Lighting also bears other important roles such as defining dimensions, accentuating ornamental details such as artwork or structure and creating desirable ambience in different rooms or even in different areas of a room.
"The primary focus is to meet the basic function, then we bring the aesthetic purposes to the spotlight," lighting consultant Hadi Komara said.
For this purpose, understanding the nature of different lamps and mastery of lighting techniques are important.
Hadi gave a piece of advice for comfortable lighting, which is to avoid exposing the source of the light.
"Indirect lighting helps provide sufficient illumination without creating glare," he said.
Accent lighting (to highlight floral vases, paintings or other ornamental items and architectural details) and task lighting (to illuminate the counter top in the kitchen or working area in the study room) can be used in a specific area that needs direct beams of light.
Lighting can help define space and its effect can help expand a double-function room by accentuating its different functions (like study and/or bedroom), Hadi explained.
Recessed down lighting can be installed to provide unobtrusive general, accent and task lightings. Down-lighting can also accentuate interesting patterns on the floor.

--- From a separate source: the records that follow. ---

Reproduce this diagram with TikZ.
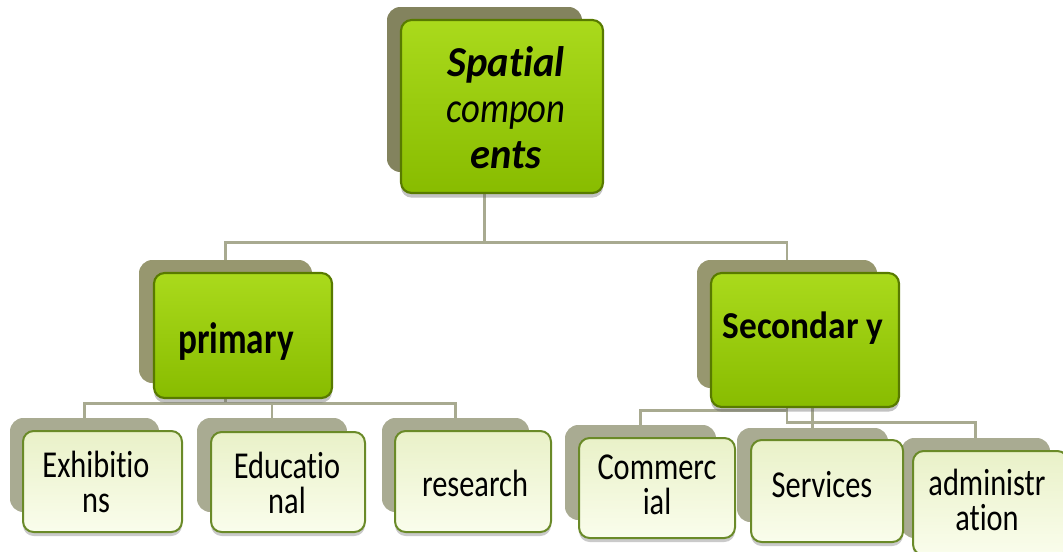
\documentclass[tikz,border=0pt]{standalone}
\usepackage{fontspec}
\usetikzlibrary{shadows}
\defaultfontfeatures{Ligatures={NoCommon,NoContextual}}
\newfontfamily\rootfont[FakeStretch=0.95]{Carlito}
\newfontfamily\rootcompfont[FakeStretch=0.86]{Carlito}
\newfontfamily\primfont[FakeStretch=0.8]{Carlito}
\newfontfamily\secfont[FakeStretch=0.93]{Carlito}
\newfontfamily\childfont[FakeStretch=0.8]{Carlito}
\newcommand\nolig{\kern0pt }
\definecolor{conncol}{HTML}{A8AA90}
\definecolor{rootsh}{HTML}{83835E}
\definecolor{parsh}{HTML}{97976F}
\definecolor{chsh}{HTML}{A9AB92}
\definecolor{gtop}{HTML}{AADA1C}
\definecolor{gmid}{HTML}{92C600}
\definecolor{gbot}{HTML}{88BC00}
\definecolor{gborder}{HTML}{587A00}
\definecolor{ctop}{HTML}{E9F1C8}
\definecolor{cmid}{HTML}{F1F7D8}
\definecolor{cbot}{HTML}{FAFDEC}
\definecolor{cborder}{HTML}{6A8A28}
\tikzset{
  conn/.style={draw=conncol, line width=2.2pt},
  backbox/.style={rounded corners=10pt, inner sep=0pt, draw=none},
  greenbox/.style={rounded corners=8pt, inner sep=0pt, draw=gborder, line width=1.6pt,
    top color=gtop, middle color=gmid, bottom color=gbot,
    drop shadow={shadow xshift=0pt, shadow yshift=-3.5pt, opacity=0.4, fill=black!60}},
  childbox/.style={rounded corners=8pt, inner sep=0pt, draw=cborder, line width=1.5pt,
    top color=ctop, middle color=cmid, bottom color=cbot,
    drop shadow={shadow xshift=0pt, shadow yshift=-3pt, opacity=0.35, fill=black!60}},
  ctext/.style={align=center, inner sep=0pt, font=\childfont\fontsize{28.5pt}{26.25pt}\selectfont}
}
\begin{document}
\begin{tikzpicture}[x=0.75pt, y=-0.75pt]
\useasboundingbox (0,0) rectangle (1063,551);
\clip (0,0) rectangle (1063,551);
% layout (back) boxes
\node[backbox, fill=rootsh, minimum width=146.25pt, minimum height=123.75pt] (rootS) at (484.5,89.5) {};
\node[backbox, fill=parsh, minimum width=129.75pt, minimum height=92.25pt] (primS) at (225.5,321.5) {};
\node[backbox, fill=parsh, minimum width=135pt, minimum height=96pt] (secS) at (787,324) {};
\node[backbox, fill=chsh, minimum width=111.75pt, minimum height=70.5pt] (exhS) at (84.5,465) {};
\node[backbox, fill=chsh, minimum width=112.5pt, minimum height=70.5pt] (eduS) at (272,465) {};
\node[backbox, fill=chsh, minimum width=110.25pt, minimum height=70.5pt] (resS) at (455.5,465) {};
\node[backbox, fill=chsh, minimum width=113.25pt, minimum height=71.25pt] (comS) at (640.5,472.5) {};
\node[backbox, fill=chsh, minimum width=113.25pt, minimum height=70.5pt] (serS) at (812.5,475) {};
\node[backbox, fill=chsh, minimum width=111.75pt, minimum height=75pt] (admS) at (975.5,488) {};
% connectors
\draw[conn] (rootS.south) -- ++(0,70) coordinate (j0);
\draw[conn] (j0) -| (primS.north);
\draw[conn] (j0) -| (secS.north);
\draw[conn] (primS.south) -- ++(0,20) coordinate (j1);
\draw[conn] (j1) -| (exhS.north);
\draw[conn] (j1) -| (eduS.north);
\draw[conn] (j1) -| (resS.north);
\draw[conn] (secS.south) -- ++(0,22) -| (comS.north);
\draw[conn] (secS.south) -- ++(0,12) -| (serS.north);
\draw[conn] (secS.south) -- ++(0,34) -| (admS.north);
% front boxes
\node[greenbox, minimum width=151.5pt, minimum height=129.75pt] (root) at (502,106.5) {};
\node[greenbox, minimum width=133.5pt, minimum height=93.75pt] (prim) at (243,335.5) {};
\node[greenbox, minimum width=141pt, minimum height=100.5pt] (sec) at (805,340) {};
\node[childbox, minimum width=119.25pt, minimum height=75.75pt] (exh) at (102.5,481.5) {};
\node[childbox, minimum width=115.5pt, minimum height=75pt] (edu) at (288,482) {};
\node[childbox, minimum width=117pt, minimum height=75.75pt] (res) at (473,481.5) {};
\node[childbox, minimum width=117pt, minimum height=75pt] (com) at (657,488) {};
\node[childbox, minimum width=114pt, minimum height=76.5pt] (ser) at (827,491) {};
\node[childbox, minimum width=116.25pt, minimum height=78pt] (adm) at (990.5,503) {};
% texts
\node[align=center, inner sep=0pt, font=\rootfont\fontsize{32pt}{34.5pt}\selectfont] (rootT) at (506,107.5)
  {\bfseries\itshape Spat\nolig ial\\ {\rootcompfont\itshape compon}\\ \bfseries\itshape ents};
\node[inner sep=0pt, font=\primfont\bfseries\fontsize{33pt}{34pt}\selectfont] (primT) at (236,342) {primary};
\node[inner sep=0pt, font=\secfont\bfseries\fontsize{28.5pt}{30pt}\selectfont] (secT) at (803,328) {Secondar y};
\node[ctext] (exhT) at (96,481.5) {Exhibit\nolig io\\ns};
\node[ctext] (eduT) at (287,482.5) {Educat\nolig io\\nal};
\node[ctext] (resT) at (475,483) {research};
\node[ctext] (comT) at (657,484.5) {Commerc\\ial};
\node[ctext] (serT) at (822,485) {Services};
\node[ctext] (admT) at (987,499.5) {administr\\at\nolig ion};
\end{tikzpicture}
\end{document}
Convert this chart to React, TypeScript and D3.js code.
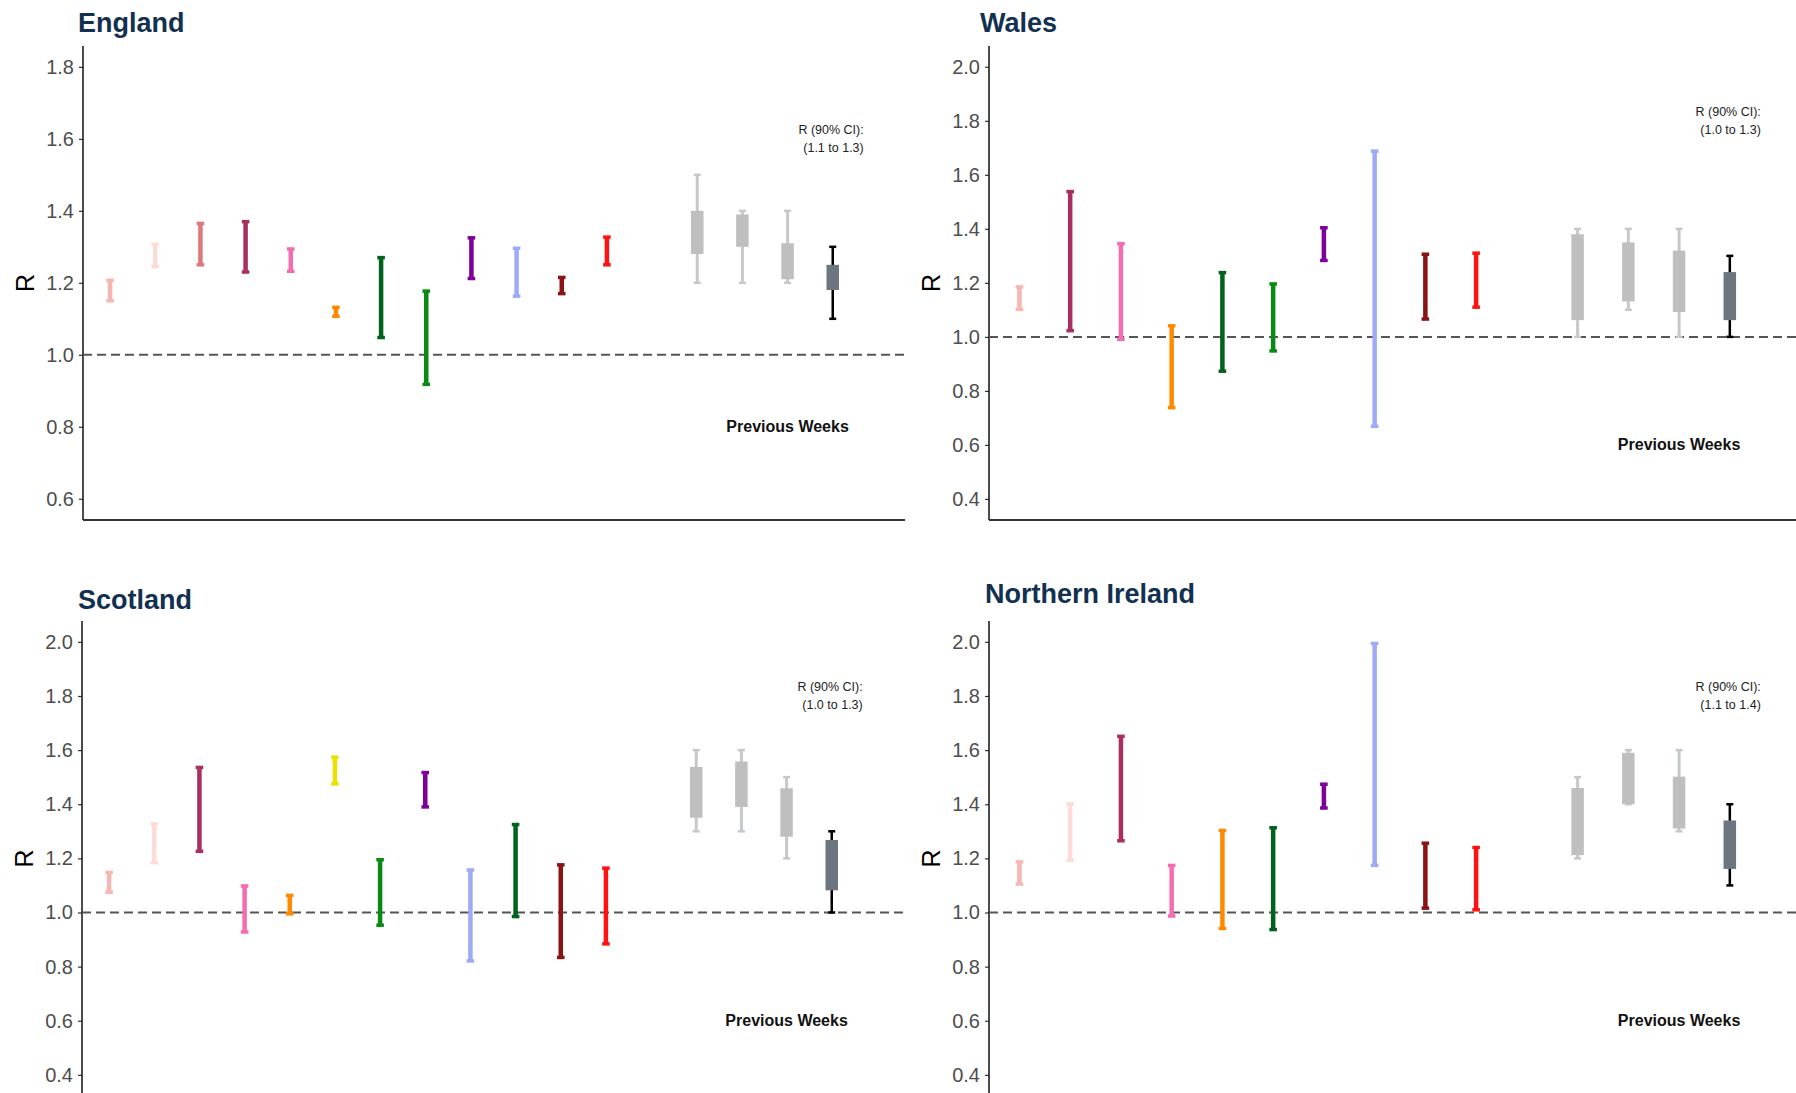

The dominant material and main colors of the interior or exterior also determines what kinds of lighting is to be used for better illumination effects.
"Usually material with warm colors also needs warm tones for lighting, otherwise the effect can be confusing," Hadi said.
He said each room is best equipped with a dimmer to control the intensity of the light and enable the owner to vary the ambience of a room.
The same can be applied for classic pendant lights, like chandeliers. Lighting such as this needs to be softened with a dimmer.
"A dimmer helps create soft lights, similar to the one produced by a candle. People used candle light before the lamp was created and now such a candle-soft effect can still be achieved without using candles," he said.
Hadi said the use of table lamps or decorative lamps is to instill a homey atmosphere as they provide warmth and "unplain" effects that cannot be produced by other lighting techniques.
For family, dining and living rooms, down-lighting can help highlight the tables, ornaments or other artistic items hung on the wall.
Silhouette lighting can create dramatic effects on the landscape especially if there are beautiful-shaped trees. Up- lighting can also be set under columns or trees, for example, to accentuate the profiles of the columns or the shape of the trees.
Although Hadi stressed that the main goal of outdoor lighting was to clearly guide people along the walkway, up-lighting can also be applied to create dramatic effects for elements of the exterior, like statuaries and shrubberies along the walkway or the pool.
"When it is placed near a swimming pool, it can transform it into a reflecting pool in the evening," he said, adding that the lights are placed and designed in such a way as to give an effect that blends with the architectural design.
Hadi emphasized the importance of balancing the outdoor and indoor lights to create a comfortable lighting for the eyes. He identified one of the most common mistakes as switching off all lights inside the house during daylight and using blaring lights in the evenings.
He advised house owners to turn some of the lights on during the day to balance the bright sunlight outside with the relatively dark interior.
"Without adequate lighting, the house will look obscure compared to the bright outdoor light and it may induce a mild dizziness to some sensitive people when entering the house," he said.
While during the evening, people need to avoid using blaring lights for the interior, which will enable passersby outside take a glimpse inside the house.
"The residents might feel like they are living in an aquarium as people from outside can see what's going on inside," Hadi said.